_Information supplied_
┄┄┄┄┄┄┄┄┄┄

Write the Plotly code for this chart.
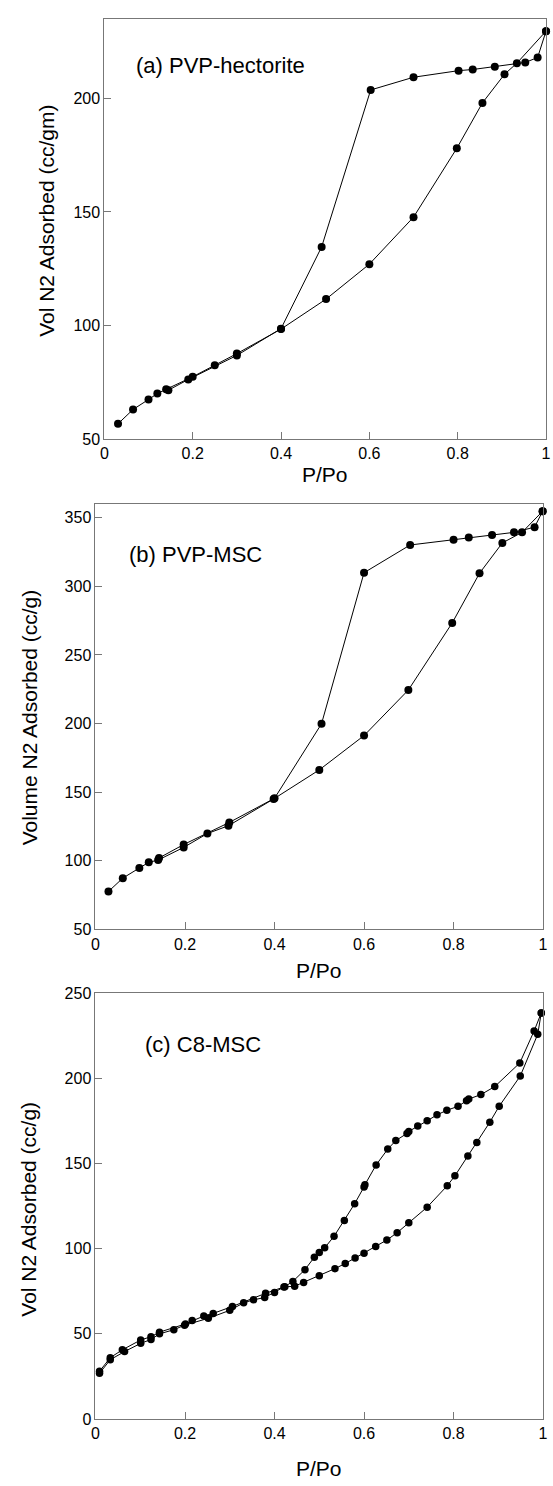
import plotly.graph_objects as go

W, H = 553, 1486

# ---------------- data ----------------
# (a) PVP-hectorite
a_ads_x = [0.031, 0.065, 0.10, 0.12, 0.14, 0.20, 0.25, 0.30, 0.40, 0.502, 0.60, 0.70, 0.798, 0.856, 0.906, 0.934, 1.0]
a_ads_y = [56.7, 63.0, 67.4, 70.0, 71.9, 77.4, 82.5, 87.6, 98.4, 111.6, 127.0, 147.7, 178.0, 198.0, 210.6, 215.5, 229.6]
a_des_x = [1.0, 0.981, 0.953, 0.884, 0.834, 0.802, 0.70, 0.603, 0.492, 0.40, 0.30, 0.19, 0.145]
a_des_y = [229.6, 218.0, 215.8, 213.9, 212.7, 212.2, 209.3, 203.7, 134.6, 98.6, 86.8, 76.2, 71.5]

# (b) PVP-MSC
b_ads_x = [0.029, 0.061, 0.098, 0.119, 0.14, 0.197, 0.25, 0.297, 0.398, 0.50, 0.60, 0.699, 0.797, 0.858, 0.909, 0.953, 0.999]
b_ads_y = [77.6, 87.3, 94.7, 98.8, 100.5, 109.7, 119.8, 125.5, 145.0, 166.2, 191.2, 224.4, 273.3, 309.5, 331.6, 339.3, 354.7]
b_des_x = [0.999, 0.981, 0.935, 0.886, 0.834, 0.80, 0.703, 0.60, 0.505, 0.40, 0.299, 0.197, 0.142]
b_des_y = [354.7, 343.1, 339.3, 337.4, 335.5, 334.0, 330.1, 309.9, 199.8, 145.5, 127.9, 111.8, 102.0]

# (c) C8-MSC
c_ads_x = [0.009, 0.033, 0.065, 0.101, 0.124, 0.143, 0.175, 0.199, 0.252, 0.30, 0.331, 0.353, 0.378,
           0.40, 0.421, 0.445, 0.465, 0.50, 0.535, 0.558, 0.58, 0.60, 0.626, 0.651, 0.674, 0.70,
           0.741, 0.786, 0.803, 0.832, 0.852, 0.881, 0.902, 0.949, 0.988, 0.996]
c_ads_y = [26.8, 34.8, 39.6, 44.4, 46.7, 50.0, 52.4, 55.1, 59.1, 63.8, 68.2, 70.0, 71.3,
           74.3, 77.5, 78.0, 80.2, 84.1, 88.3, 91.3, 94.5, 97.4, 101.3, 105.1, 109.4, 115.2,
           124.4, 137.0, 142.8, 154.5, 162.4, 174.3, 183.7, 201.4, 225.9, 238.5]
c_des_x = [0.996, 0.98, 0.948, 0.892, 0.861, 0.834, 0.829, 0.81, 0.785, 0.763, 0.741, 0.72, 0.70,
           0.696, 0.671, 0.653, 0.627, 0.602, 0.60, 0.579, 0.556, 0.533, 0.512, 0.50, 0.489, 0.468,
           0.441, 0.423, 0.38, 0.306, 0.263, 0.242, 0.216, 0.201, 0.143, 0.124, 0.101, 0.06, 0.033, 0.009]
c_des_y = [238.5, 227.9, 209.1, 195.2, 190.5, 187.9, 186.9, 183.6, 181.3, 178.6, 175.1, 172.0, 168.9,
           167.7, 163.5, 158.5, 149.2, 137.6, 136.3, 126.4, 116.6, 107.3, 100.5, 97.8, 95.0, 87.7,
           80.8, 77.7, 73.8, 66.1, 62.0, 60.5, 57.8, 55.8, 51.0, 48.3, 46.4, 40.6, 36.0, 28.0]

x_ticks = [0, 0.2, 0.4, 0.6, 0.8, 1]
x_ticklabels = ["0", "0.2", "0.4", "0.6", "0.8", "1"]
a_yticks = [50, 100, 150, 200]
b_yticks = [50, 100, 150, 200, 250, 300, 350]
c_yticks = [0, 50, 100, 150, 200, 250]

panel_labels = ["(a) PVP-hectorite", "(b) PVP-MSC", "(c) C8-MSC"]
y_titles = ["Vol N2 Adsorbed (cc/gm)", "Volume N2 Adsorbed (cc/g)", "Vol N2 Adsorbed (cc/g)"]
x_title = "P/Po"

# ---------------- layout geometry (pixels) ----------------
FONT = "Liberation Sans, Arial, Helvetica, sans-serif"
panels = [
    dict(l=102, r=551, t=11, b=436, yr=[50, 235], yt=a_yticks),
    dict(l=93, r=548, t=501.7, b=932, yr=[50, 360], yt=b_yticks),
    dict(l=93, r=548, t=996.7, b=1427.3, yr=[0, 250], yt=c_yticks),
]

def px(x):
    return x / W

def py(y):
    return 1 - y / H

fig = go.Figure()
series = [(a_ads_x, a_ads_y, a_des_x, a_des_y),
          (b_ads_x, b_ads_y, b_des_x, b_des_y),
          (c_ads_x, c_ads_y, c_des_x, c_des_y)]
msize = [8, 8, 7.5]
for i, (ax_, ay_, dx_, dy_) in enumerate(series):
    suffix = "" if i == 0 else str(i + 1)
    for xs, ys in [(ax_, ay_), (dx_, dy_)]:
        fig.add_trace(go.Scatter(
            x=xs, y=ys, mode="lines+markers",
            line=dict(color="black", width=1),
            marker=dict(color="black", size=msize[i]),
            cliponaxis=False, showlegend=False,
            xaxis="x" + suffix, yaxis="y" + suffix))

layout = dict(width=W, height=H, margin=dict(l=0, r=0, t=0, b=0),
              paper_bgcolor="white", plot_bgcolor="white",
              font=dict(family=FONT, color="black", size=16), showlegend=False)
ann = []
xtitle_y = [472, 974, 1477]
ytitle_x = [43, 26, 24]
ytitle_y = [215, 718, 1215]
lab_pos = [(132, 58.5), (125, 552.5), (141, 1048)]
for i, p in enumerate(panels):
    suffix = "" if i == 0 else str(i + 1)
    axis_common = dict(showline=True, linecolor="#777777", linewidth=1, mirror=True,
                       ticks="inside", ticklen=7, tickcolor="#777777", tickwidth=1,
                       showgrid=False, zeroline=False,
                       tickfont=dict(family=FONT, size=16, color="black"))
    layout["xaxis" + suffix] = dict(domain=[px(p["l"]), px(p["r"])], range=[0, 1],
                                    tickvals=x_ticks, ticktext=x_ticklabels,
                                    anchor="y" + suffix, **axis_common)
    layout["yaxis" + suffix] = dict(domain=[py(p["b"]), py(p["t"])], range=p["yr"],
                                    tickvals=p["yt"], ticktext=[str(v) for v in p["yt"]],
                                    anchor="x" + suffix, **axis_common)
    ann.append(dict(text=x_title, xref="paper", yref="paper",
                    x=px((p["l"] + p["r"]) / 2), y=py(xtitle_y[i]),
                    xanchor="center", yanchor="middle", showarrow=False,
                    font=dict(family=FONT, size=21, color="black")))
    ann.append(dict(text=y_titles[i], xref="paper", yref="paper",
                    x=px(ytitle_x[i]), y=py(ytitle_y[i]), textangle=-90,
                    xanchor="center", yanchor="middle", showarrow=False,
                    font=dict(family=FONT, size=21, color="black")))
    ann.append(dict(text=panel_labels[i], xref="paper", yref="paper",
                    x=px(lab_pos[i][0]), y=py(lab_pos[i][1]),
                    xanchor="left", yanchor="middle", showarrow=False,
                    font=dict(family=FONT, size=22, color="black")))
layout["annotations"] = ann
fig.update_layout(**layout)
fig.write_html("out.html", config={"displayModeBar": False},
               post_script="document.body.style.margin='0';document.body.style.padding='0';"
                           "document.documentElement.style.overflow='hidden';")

┄┄┄┄┄┄┄┄┄┄

_Work instructions_
Restate exactly, please, only the lines between the start of the data and the line containing "127.9, 111.8, 102.0]", both ends included, skipping the pictures.

_Solution to the exercise_
Write the Plotly code for this chart.
import plotly.graph_objects as go

W, H = 553, 1486

# ---------------- data ----------------
# (a) PVP-hectorite
a_ads_x = [0.031, 0.065, 0.10, 0.12, 0.14, 0.20, 0.25, 0.30, 0.40, 0.502, 0.60, 0.70, 0.798, 0.856, 0.906, 0.934, 1.0]
a_ads_y = [56.7, 63.0, 67.4, 70.0, 71.9, 77.4, 82.5, 87.6, 98.4, 111.6, 127.0, 147.7, 178.0, 198.0, 210.6, 215.5, 229.6]
a_des_x = [1.0, 0.981, 0.953, 0.884, 0.834, 0.802, 0.70, 0.603, 0.492, 0.40, 0.30, 0.19, 0.145]
a_des_y = [229.6, 218.0, 215.8, 213.9, 212.7, 212.2, 209.3, 203.7, 134.6, 98.6, 86.8, 76.2, 71.5]

# (b) PVP-MSC
b_ads_x = [0.029, 0.061, 0.098, 0.119, 0.14, 0.197, 0.25, 0.297, 0.398, 0.50, 0.60, 0.699, 0.797, 0.858, 0.909, 0.953, 0.999]
b_ads_y = [77.6, 87.3, 94.7, 98.8, 100.5, 109.7, 119.8, 125.5, 145.0, 166.2, 191.2, 224.4, 273.3, 309.5, 331.6, 339.3, 354.7]
b_des_x = [0.999, 0.981, 0.935, 0.886, 0.834, 0.80, 0.703, 0.60, 0.505, 0.40, 0.299, 0.197, 0.142]
b_des_y = [354.7, 343.1, 339.3, 337.4, 335.5, 334.0, 330.1, 309.9, 199.8, 145.5, 127.9, 111.8, 102.0]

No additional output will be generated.